Разрыв с общепринятым типом выдающегося человека возрастал все больше, по мере ознакомления с манерами и образом жизни Суворова. Везде и всюду он спал на покрытой простынею охапке сена определенной вышины и окружности, укрываясь вместо одеяла плащом. Вставал в четыре часа утра, причем слуге было велено тащить его за ногу, если он проспит. Одевался он очень быстро, неизменно соблюдая величайшую опрятность. Шубы, перчаток, сюртука, шлафрока он никогда не носил; всегда на нем был мундир, иногда плащ, а в жаркие дни частенько просто исподнее белье.
Выпив утром несколько чашек чаю, он упражнялся около получаса в бегании или гимнастике, потом принимался за дела, а в свободное время приказывал что-нибудь читать ему. Обедал в 8–9 часов утра; за столом бывал весел и разговорчив; присутствовало за обедом обычно около двадцати человек. В пище Суворов был очень умерен, строго соблюдал посты, фруктов и сладкого не ел. После обеда он охотно спал. За обедом выпивал рюмку тминной водки и стакан кипрского вина, но напитками никогда не злоупотреблял. Он не курил, но нюхал табак.
Во всех своих привычках Суворов был необыкновенно скромен. «Я солдат, не знаю ни племени, ни роду», — сказал он однажды про себя. Не говоря уже о предметах роскоши — картинах, сервизах, нарядах, он лишал себя даже элементарного комфорта. Ездил он всегда в самой простой таратайке или на первой попавшейся казацкой лошаденке, одевался в добротные, но грубые ткани, пользовался самой простой мебелью и т. д. Все это составляло разительный контраст с царившей в XVIII веке безумной роскошью.
Пуще всего он боялся изнеженности, которая, по его мнению, подобно ржавчине, раз'едает волю и здоровье. Он считал необходимым поддерживать физическую и духовную стороны человека в состоянии постоянной готовности к лишениям и опасностям. Пребывание в солдатской среде укрепило эти его привычки и, следуя им, он достигал двух целей: подавал пример другим, — от которых требовал в военное время предельного напряжения сил, — и лишний раз привлекал симпатии солдат.

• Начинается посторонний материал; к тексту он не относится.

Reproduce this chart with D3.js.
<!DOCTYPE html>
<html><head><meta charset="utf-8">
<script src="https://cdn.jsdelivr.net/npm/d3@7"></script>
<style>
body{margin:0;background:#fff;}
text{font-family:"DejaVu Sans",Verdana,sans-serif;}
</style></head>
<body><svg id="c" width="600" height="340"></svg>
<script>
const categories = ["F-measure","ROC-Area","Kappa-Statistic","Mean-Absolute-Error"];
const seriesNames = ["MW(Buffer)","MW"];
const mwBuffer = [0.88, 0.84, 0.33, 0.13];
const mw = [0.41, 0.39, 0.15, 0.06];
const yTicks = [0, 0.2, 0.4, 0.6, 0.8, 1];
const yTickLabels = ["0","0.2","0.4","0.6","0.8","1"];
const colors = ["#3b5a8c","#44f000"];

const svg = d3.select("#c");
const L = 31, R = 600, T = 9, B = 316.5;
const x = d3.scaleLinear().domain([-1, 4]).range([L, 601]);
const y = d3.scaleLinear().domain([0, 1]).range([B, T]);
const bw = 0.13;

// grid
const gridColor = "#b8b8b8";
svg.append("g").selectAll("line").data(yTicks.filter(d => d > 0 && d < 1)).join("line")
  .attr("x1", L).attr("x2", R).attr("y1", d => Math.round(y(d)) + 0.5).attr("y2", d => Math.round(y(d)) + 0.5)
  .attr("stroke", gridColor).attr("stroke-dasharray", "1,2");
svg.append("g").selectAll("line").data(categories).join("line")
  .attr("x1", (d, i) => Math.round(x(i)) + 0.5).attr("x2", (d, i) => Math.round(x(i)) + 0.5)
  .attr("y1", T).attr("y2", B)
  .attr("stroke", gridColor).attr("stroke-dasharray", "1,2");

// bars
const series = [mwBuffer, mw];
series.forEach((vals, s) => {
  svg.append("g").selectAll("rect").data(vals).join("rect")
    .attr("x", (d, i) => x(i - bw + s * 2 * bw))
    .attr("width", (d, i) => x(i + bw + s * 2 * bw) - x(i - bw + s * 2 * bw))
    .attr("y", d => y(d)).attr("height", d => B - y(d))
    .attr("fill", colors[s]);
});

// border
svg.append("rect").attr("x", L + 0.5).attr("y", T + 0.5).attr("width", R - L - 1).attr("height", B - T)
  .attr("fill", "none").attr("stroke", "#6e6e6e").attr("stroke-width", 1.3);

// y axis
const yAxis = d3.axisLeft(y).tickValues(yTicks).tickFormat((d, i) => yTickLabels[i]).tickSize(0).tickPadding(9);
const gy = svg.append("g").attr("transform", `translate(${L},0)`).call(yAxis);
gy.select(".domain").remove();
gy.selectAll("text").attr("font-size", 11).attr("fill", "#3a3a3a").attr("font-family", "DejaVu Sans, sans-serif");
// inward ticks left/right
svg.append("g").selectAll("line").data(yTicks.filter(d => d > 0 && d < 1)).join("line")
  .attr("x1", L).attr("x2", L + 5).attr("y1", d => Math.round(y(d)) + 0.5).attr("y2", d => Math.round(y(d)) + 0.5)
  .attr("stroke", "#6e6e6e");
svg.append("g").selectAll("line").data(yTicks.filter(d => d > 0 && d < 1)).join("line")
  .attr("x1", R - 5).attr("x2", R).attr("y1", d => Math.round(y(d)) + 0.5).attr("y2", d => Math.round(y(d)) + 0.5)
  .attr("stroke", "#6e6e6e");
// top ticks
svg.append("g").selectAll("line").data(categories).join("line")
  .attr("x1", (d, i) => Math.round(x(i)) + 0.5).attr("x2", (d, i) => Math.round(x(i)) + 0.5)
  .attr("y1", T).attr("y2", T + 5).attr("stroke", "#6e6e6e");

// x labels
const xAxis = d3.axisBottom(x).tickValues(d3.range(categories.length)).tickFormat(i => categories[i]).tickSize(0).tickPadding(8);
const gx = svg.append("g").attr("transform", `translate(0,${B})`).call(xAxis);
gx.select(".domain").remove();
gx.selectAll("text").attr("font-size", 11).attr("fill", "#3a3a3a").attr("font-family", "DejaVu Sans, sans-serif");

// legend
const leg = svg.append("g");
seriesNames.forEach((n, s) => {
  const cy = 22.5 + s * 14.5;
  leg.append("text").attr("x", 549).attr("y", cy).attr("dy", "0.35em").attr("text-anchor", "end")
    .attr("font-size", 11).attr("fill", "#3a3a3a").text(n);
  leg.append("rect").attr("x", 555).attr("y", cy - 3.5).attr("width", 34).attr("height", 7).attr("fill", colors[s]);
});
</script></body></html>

Суворов не любил игр и забав, дорожа каждой минутой для занятий. «Трудолюбивая душа должна всегда заниматься своим ремеслом», — заметил он однажды. В этом отношении можно найти сходство между ним и Гете, не учившимся играть в шахматы, чтобы не красть у себя времени, которое можно употребить на работу. Вероятно, из этих же соображений Суворов редко посещал балы и вечеринки, но если попадал туда, то бывал очень оживлен, много плясал и уже в глубокой старости хвалился, что танцовал контрданс три часа кряду. Он всех заражал своей живостью и больше всего не терпел «оспалости» (сонливости, вялости).
В комнатах Суворова всегда было очень жарко натоплено. Его биограф Фукс передает, что когда один посетитель удивился этому, полководец, смеясь, отвечал:
— Что делать! Ремесло наше такое, чтобы быть всегда близ огня. А потому я и здесь от него не отвыкаю.

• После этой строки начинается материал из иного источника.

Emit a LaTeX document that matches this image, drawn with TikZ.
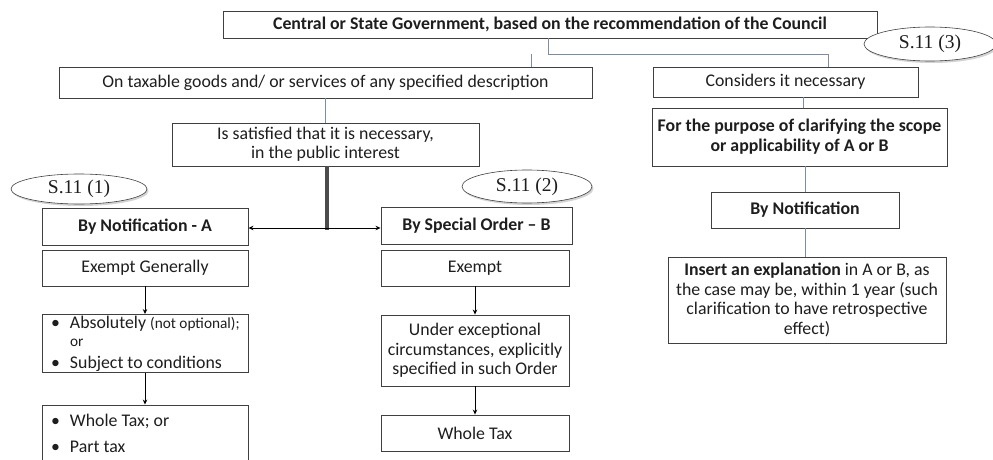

К числу странных привычек Суворова относилось то, что он никогда не носил с собою часов и денег и не любил носовых платков.

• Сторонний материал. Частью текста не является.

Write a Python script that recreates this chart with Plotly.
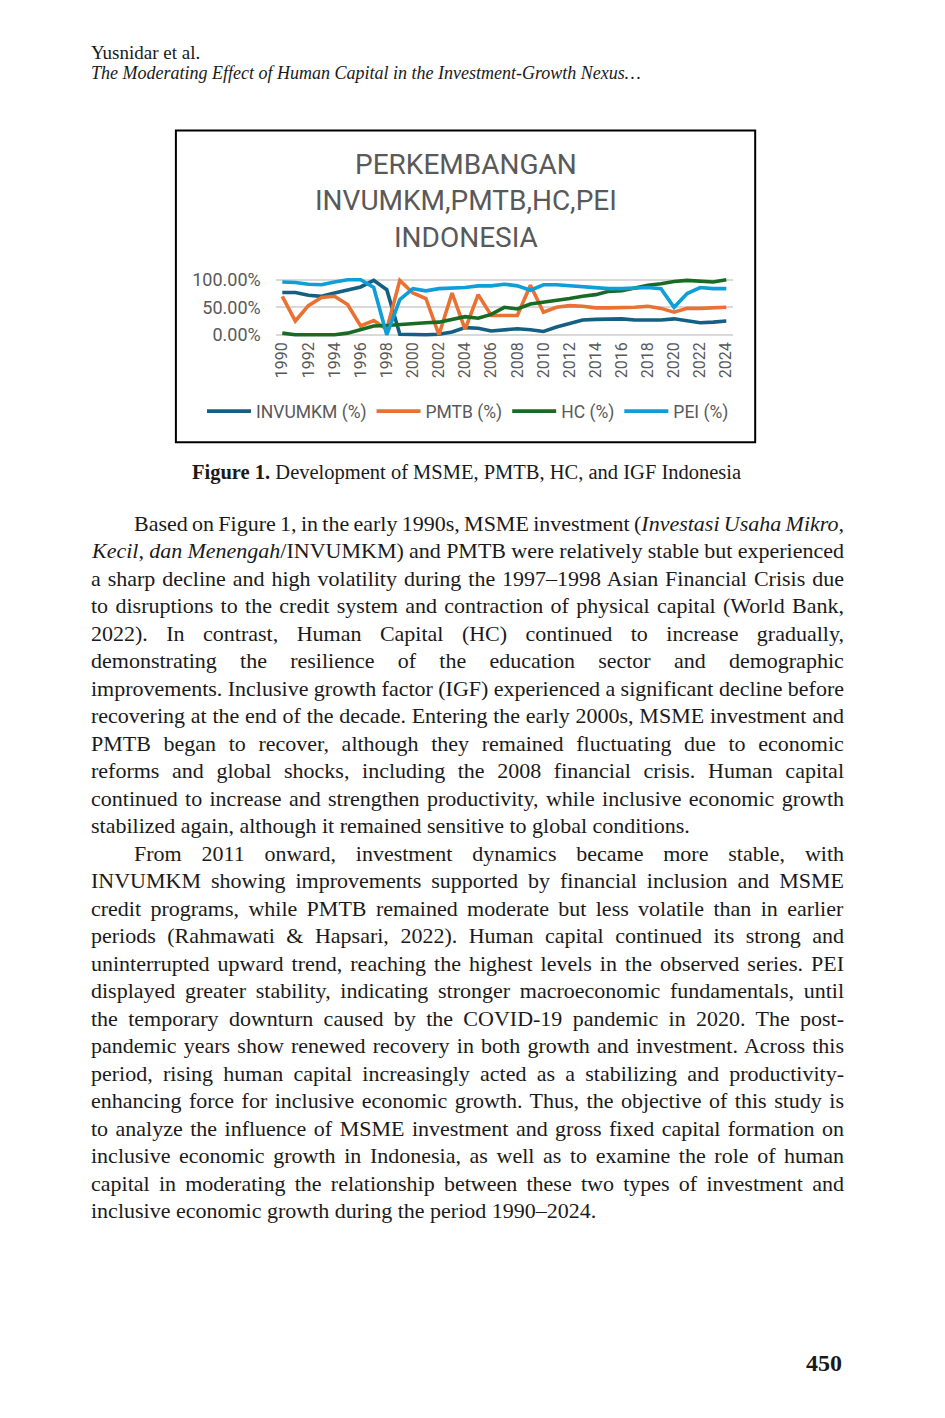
import json
import plotly.graph_objects as go

W, H = 945, 1418

# ---- chart data (in %)
YEARS = list(range(1990, 2025))
INVUMKM = [77, 77, 72, 70, 76, 81, 87, 99, 82, 1, 0, 0, 1, 5, 13, 12, 7, 9, 11, 9,
           6, 14, 21, 27, 28, 29, 29, 27, 27, 27, 29, 26, 22, 23, 25]
PMTB = [70, 25, 53, 68, 70, 55, 16, 26, 10, 99, 76, 66, 0, 76, 10, 73, 35, 35, 35, 90,
        41, 50, 53, 52, 49, 49, 49, 50, 52, 48, 41, 48, 48, 49, 50]
HC = [3, 0, 0, 0, 0, 3, 9, 16, 17, 19, 20, 22, 23, 28, 33, 30, 37, 50, 47, 56,
      59, 63, 66, 70, 73, 79, 80, 85, 90, 93, 97, 99, 98, 96, 100]
PEI = [96, 95, 92, 91, 96, 100, 100, 86, 0, 64, 84, 80, 84, 85, 86, 89, 89, 92, 89, 81,
       91, 91, 89, 88, 85, 84, 84, 85, 86, 84, 50, 75, 86, 84, 84]

SERIES_NAMES = ["INVUMKM (%)", "PMTB (%)", "HC (%)", "PEI (%)"]
SERIES_COLORS = ["#156082", "#E97132", "#196B24", "#0F9ED5"]

CHART_TITLE = "PERKEMBANGAN<br>INVUMKM,PMTB,HC,PEI<br>INDONESIA"
HEADER_AUTHOR = "Yusnidar et al."
HEADER_TITLE = "<i>The Moderating Effect of Human Capital in the Investment-Growth Nexus…</i>"
CAPTION = "<b>Figure 1.</b> Development of MSME, PMTB, HC, and IGF Indonesia"
PAGE_NO = "<b>450</b>"

# body text, one entry per printed line: (text, indented, justified)
BODY_LINES = [
    ("Based on Figure 1, in the early 1990s, MSME investment (<i>Investasi Usaha Mikro,</i>", True, True),
    ("<i>Kecil, dan Menengah</i>/INVUMKM) and PMTB were relatively stable but experienced", False, True),
    ("a sharp decline and high volatility during the 1997–1998 Asian Financial Crisis due", False, True),
    ("to disruptions to the credit system and contraction of physical capital (World Bank,", False, True),
    ("2022). In contrast, Human Capital (HC) continued to increase gradually,", False, True),
    ("demonstrating the resilience of the education sector and demographic", False, True),
    ("improvements. Inclusive growth factor (IGF) experienced a significant decline before", False, True),
    ("recovering at the end of the decade. Entering the early 2000s, MSME investment and", False, True),
    ("PMTB began to recover, although they remained fluctuating due to economic", False, True),
    ("reforms and global shocks, including the 2008 financial crisis. Human capital", False, True),
    ("continued to increase and strengthen productivity, while inclusive economic growth", False, True),
    ("stabilized again, although it remained sensitive to global conditions.", False, False),
    ("From 2011 onward, investment dynamics became more stable, with", True, True),
    ("INVUMKM showing improvements supported by financial inclusion and MSME", False, True),
    ("credit programs, while PMTB remained moderate but less volatile than in earlier", False, True),
    ("periods (Rahmawati &amp; Hapsari, 2022). Human capital continued its strong and", False, True),
    ("uninterrupted upward trend, reaching the highest levels in the observed series. PEI", False, True),
    ("displayed greater stability, indicating stronger macroeconomic fundamentals, until", False, True),
    ("the temporary downturn caused by the COVID-19 pandemic in 2020. The post-", False, True),
    ("pandemic years show renewed recovery in both growth and investment. Across this", False, True),
    ("period, rising human capital increasingly acted as a stabilizing and productivity-", False, True),
    ("enhancing force for inclusive economic growth. Thus, the objective of this study is", False, True),
    ("to analyze the influence of MSME investment and gross fixed capital formation on", False, True),
    ("inclusive economic growth in Indonesia, as well as to examine the role of human", False, True),
    ("capital in moderating the relationship between these two types of investment and", False, True),
    ("inclusive economic growth during the period 1990–2024.", False, False),
]

SANS = "Roboto, Arial, sans-serif"
SERIF = "Liberation Serif, Times New Roman, serif"
GREY = "#595959"
INK = "#1a1a1a"
PAD = 3  # annotation box padding before the first glyph

# the photographed page comes out slightly squeezed vertically; undo that
Y_SCALE, Y_SHIFT = 0.9908, 6.5


def px(x):
    return x / W


def py(y):
    return 1 - ((y - Y_SHIFT) / Y_SCALE) / H


fig = go.Figure()
for name, vals, color in zip(SERIES_NAMES, [INVUMKM, PMTB, HC, PEI], SERIES_COLORS):
    fig.add_trace(go.Scatter(
        x=YEARS, y=[v / 100 for v in vals], mode="lines", name=name,
        line=dict(color=color, width=3.6),
    ))

annotations = []
justify = {}

# body lines first so their indices are known for the justify script
LEFT, RIGHT, INDENT = 90, 843, 133
for i, (txt, indented, just) in enumerate(BODY_LINES):
    x0 = INDENT if indented else LEFT
    if just:
        justify[len(annotations)] = RIGHT - x0
    annotations.append(dict(
        text=txt, x=px(x0 - PAD), y=py(523 + 27.52 * i),
        xanchor="left", yanchor="middle", align="left",
        font=dict(family=SERIF, size=22, color=INK),
    ))

annotations += [
    dict(text=HEADER_AUTHOR, x=px(LEFT - PAD), y=py(52), xanchor="left", yanchor="middle",
         font=dict(family=SERIF, size=19, color=INK)),
    dict(text=HEADER_TITLE, x=px(LEFT - PAD), y=py(73), xanchor="left", yanchor="middle",
         font=dict(family=SERIF, size=18, color=INK)),
    dict(text=CHART_TITLE, x=px(466), y=py(201), xanchor="center", yanchor="middle",
         font=dict(family=SANS, size=28, color=GREY)),
    dict(text=CAPTION, x=px(466), y=py(472), xanchor="center", yanchor="middle",
         font=dict(family=SERIF, size=20.5, color=INK)),
    dict(text=PAGE_NO, x=px(RIGHT + PAD), y=py(1363), xanchor="right", yanchor="middle",
         font=dict(family=SERIF, size=24, color=INK)),
]
for a in annotations:
    a["xref"] = "paper"
    a["yref"] = "paper"
    a["showarrow"] = False

fig.update_layout(
    width=W, height=H,
    margin=dict(l=0, r=0, t=0, b=0),
    paper_bgcolor="white", plot_bgcolor="white",
    showlegend=True,
    legend=dict(orientation="h", x=px(468), xanchor="center", y=py(411), yanchor="middle",
                font=dict(family=SANS, size=17.5, color=GREY), itemwidth=44,
                bgcolor="rgba(0,0,0,0)"),
    xaxis=dict(domain=[px(274.5), px(734.5)], range=[1989.5, 2024.5],
               tickvals=YEARS[::2], tickangle=-90, showgrid=False, zeroline=False,
               showline=False, ticks="", tickfont=dict(family=SANS, size=16, color=GREY)),
    yaxis=dict(domain=[py(337.8), py(276.2)], range=[-0.06, 1.06],
               tickvals=[0, 0.5, 1], tickformat=".2%", showgrid=True,
               gridcolor="#d9d9d9", gridwidth=1.5, zeroline=False, showline=False,
               ticks="", ticklabelstandoff=14,
               tickfont=dict(family=SANS, size=18, color=GREY)),
    shapes=[dict(type="rect", xref="paper", yref="paper",
                 x0=px(174), x1=px(757), y0=py(442), y1=py(130),
                 line=dict(color="black", width=2))],
    annotations=annotations,
)

# drop the page margin, then stretch word spacing so body lines are justified
JUSTIFY_JS = """
document.body.style.margin = '0';
var gd = document.getElementById('{plot_id}');
var targets = %s;
Object.keys(targets).forEach(function(k) {
  try {
    var g = gd.querySelector('g.annotation[data-index="' + k + '"] text.annotation-text');
    if (!g) return;
    var w = g.getBBox().width;
    var txt = g.textContent;
    var n = (txt.match(/ /g) || []).length;
    if (n === 0) return;
    var ws = (targets[k] - w) / n;
    if (ws < -1.2) {
      var ls = (targets[k] - w + 1.2 * n) / txt.length;
      g.style.letterSpacing = ls + 'px';
      ws = -1.2;
    }
    g.style.wordSpacing = ws + 'px';
  } catch (e) {}
});
""" % json.dumps(justify)

fig.write_html("out.html", post_script=JUSTIFY_JS, config={"displayModeBar": False})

— Не держите в кармане то, что чересчур грязно, чтобы бросить на землю, — говаривал он.
Он очень быстро, по нескольким взглядам и вопросам, составлял мнение о человеке — и редко менял его.
Несмотря на то, что он десятки раз принимал участие в рукопашных битвах, мускульная сила его была очень невелика. К концу жизни он так ослабел, что сгибался под тяжестью сабли.
Вообще, от природы он был слабого здоровья, и только непрестанная тренировка, спартанский режим и стальная сила воли позволяли ему переносить непрерывное физическое и нервное напряжение войны.
Живя в Новой-Ладоге (1765), Суворов тяжело болел желудком: эта болезнь осталась у него на всю жизнь. В 1780 году он сообщал в одном письме: «Желудок мой безлекарственный ослабел. Поят меня милефолиумом, насилу пишу». Обычно он пользовался услугами простого фельдшера — «бородобрея», который лишь в последний год его жизни был заменен настоящим врачом. Но Суворов не доверял медикам, полагал — и, может быть, не без основания, — что его неправильно лечат. За три месяца до смерти он писал Хвостову: «Мне недолго жить. Кашель меня крушит. Присмотр за мною двуличный». Во время итальянской кампании он, как говорится, таял на глазах; сперва крепился, выглядел гораздо моложе своих семидесяти лет, но постепенно, изнуренный тяготами сражений, пререканиями с австрийцами и лишениями швейцарского похода, совершенно обессилел, так что нередко даже засыпал за обедом; у него появились резь в глазах, жестокие приступы кашля; ныли старые раны и, наконец, развился смертельный недуг.